Indeed, Schilling says that they’re mostly able to build their rockets in-house. “They do still need to import some specialized parts and components, particularly electronics, but this is done mostly on a black- or grey-market basis,” he writes. And it’s not hard. “It doesn’t need to be done on a large scale, and it doesn’t need anyone else’s active collaboration, so it would be very difficult to stop,” he says.
The country’s speedy weapons development in the past few years, Snyder says, can be attributed to Kim Jung Un.
Kim Jung Il, Un’s father, initially developed the nuclear weapons program. But it wasn’t an overriding priority, Snyder says, and it moved at a “plodding pace.” When Un assumed power, Snyder says he “stepped on the gas peddle,” making missile development his top priority. That’s in part a political calculation — Un was young when he took over the country, and untested. The program was a source of domestic legitimization. It also helped Un counter the perception that North Korea is vulnerable internationally, a weak state surrounded by strong states.
Un sees an ability to strike with nuclear weapons as the key to his legitimacy. All of which makes slowing the program down at this point a nearly impossible aim. “If North Korea wants a nuclear program, North Korea is gonna get one,” Gause says. “And we’re gonna have to live with it.”
Of course, there are still some hurdles the country needs to overcome.
Right now, its strongest warhead can detonate at about 20 kilotons, similar to Nagasaki. Reaching the abilities of an American missile warhead (which yield 100 to 475 kilotons) will require “fundamentally new designs,” Schilling says. That’s still a couple of years away he predicts.

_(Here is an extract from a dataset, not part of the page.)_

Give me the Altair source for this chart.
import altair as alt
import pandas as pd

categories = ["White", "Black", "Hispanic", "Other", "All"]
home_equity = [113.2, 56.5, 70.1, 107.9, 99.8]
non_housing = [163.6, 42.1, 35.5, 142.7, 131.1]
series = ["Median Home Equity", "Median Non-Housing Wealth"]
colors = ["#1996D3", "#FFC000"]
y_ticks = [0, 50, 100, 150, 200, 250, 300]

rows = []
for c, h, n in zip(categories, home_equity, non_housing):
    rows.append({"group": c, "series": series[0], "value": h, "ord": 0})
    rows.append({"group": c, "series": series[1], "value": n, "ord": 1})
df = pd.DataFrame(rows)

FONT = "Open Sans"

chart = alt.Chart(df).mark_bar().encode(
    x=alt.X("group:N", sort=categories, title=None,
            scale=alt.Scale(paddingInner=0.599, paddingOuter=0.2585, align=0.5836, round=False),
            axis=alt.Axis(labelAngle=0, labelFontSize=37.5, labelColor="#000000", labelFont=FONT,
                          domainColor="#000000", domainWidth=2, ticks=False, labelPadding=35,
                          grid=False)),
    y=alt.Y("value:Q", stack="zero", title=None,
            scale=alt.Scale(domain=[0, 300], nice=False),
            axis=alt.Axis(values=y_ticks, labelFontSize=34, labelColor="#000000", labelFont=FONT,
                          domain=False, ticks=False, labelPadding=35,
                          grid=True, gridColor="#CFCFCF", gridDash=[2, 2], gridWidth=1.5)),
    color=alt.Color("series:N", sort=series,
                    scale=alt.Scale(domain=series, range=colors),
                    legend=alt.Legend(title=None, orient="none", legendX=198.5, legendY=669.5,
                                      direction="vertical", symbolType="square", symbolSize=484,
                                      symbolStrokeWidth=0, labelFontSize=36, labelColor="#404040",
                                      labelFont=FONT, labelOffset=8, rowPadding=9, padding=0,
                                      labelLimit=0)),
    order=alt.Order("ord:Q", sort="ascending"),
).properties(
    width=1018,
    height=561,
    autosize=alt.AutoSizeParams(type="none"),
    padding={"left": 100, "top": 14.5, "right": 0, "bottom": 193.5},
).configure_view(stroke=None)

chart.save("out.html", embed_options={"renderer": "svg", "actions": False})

The country has also so far failed to show that it can fit a nuclear warhead into a missile. But that doesn’t bring Schilling much comfort.

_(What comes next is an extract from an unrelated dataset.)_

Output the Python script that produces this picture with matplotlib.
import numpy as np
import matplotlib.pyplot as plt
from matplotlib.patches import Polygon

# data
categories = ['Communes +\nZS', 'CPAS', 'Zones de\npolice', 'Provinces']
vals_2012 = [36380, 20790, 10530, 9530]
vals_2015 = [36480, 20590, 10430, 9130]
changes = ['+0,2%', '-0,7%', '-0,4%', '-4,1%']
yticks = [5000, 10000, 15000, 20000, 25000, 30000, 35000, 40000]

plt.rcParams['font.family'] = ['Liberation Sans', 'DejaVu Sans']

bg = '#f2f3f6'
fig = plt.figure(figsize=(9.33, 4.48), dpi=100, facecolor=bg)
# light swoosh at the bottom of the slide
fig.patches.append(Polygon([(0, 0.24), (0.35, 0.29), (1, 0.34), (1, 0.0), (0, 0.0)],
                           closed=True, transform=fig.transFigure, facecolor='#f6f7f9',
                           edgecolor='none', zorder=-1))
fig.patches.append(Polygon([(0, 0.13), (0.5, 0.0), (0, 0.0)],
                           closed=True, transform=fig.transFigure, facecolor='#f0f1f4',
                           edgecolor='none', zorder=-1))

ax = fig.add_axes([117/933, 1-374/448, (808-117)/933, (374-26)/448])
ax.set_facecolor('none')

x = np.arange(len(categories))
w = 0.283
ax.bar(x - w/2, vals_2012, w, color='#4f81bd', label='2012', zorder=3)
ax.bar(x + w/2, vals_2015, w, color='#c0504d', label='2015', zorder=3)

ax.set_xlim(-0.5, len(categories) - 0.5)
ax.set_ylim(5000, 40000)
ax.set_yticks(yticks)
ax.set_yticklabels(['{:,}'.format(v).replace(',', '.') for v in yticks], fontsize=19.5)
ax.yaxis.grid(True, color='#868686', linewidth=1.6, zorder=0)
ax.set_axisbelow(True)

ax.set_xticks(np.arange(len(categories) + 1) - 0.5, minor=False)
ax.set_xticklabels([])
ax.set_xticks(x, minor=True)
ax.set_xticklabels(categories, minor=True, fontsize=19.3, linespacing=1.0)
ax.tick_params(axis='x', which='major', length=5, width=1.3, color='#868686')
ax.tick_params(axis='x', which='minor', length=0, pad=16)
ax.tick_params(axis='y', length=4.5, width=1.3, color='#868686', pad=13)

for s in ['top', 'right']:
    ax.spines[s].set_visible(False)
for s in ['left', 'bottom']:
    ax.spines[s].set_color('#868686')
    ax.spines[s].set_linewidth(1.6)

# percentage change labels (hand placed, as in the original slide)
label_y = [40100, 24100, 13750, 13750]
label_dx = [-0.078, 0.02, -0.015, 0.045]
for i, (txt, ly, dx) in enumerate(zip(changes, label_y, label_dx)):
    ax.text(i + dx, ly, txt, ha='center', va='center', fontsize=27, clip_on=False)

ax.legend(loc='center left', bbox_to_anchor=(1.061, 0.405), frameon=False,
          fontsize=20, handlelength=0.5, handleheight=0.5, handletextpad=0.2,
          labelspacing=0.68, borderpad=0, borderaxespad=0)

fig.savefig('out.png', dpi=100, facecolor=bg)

“Every nation with North Korea’s level of demonstrated expertise in nuclear weapons development has at least been able to fit their low-yield nuclear warheads into missiles,” he writes. North Korea has published mock-ups of how they would do it, and Schilling calls them “plausible.” He also notes that very few countries have actually demonstrated that their missiles and warheads work together.
Even the United States and Russia have done it only a handful of times. “Mostly, nations test their missiles and warheads separately and trust that they will work when brought together,” he wrote. “If the North Koreans felt compelled to put one of their warheads on one of their missiles and fire it tomorrow, odds are it would work.”